* [Data section]:
┄┄┄┄┄┄

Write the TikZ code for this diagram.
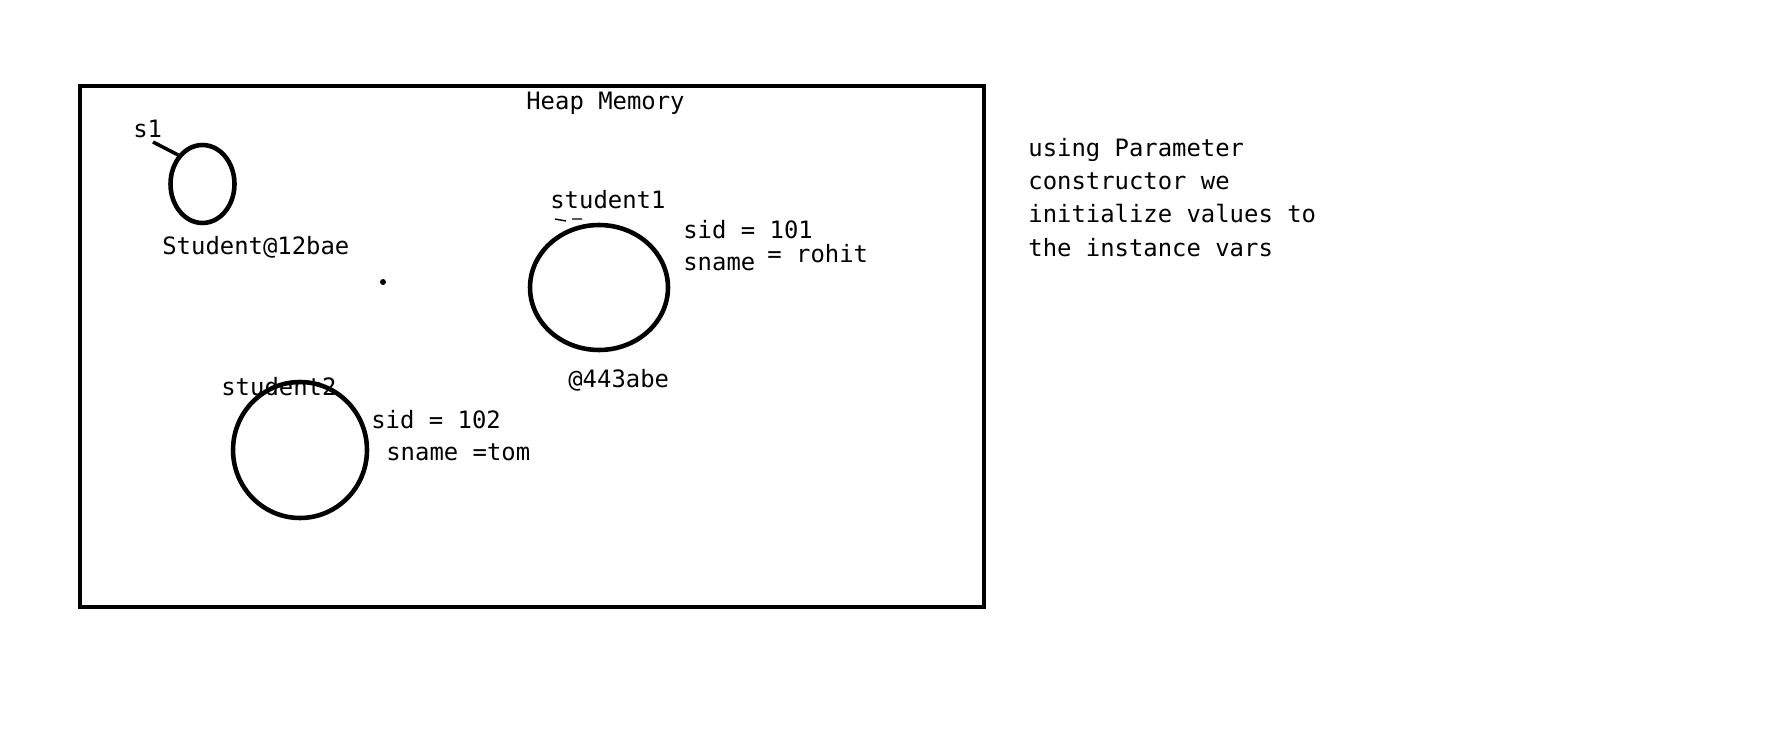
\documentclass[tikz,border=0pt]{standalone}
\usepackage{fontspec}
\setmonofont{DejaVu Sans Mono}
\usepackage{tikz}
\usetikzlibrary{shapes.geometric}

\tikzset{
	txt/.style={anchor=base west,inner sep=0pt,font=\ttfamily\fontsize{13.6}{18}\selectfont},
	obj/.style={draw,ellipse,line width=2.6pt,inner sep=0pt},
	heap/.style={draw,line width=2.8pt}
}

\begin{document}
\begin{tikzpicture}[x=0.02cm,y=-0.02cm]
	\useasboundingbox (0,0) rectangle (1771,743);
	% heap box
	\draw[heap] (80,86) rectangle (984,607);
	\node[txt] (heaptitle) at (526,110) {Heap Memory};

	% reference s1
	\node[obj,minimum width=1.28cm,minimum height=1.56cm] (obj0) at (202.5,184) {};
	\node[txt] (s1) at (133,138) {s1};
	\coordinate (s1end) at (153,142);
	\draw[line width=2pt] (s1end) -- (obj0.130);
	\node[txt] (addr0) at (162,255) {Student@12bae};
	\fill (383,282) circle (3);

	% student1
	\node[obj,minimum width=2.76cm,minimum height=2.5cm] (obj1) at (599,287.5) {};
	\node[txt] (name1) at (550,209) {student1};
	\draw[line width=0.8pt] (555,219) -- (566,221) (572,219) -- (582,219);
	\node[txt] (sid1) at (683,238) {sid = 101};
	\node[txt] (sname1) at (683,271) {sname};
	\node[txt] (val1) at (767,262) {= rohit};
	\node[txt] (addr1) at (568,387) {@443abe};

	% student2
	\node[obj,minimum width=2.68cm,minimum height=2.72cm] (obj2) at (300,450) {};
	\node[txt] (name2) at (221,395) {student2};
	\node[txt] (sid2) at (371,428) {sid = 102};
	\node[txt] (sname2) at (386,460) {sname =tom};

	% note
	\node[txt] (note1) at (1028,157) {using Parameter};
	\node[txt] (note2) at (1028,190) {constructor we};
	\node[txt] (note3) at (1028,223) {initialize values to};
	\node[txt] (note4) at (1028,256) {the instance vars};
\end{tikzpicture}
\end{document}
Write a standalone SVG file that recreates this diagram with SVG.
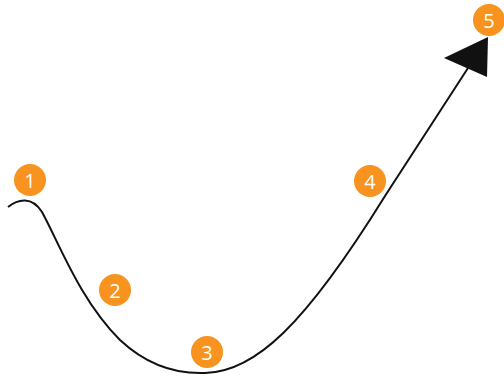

┄┄┄┄┄┄

* [Task brief]:
Work out how many lines above contain the word "standalone". Give only the number.

* [Task response]:
2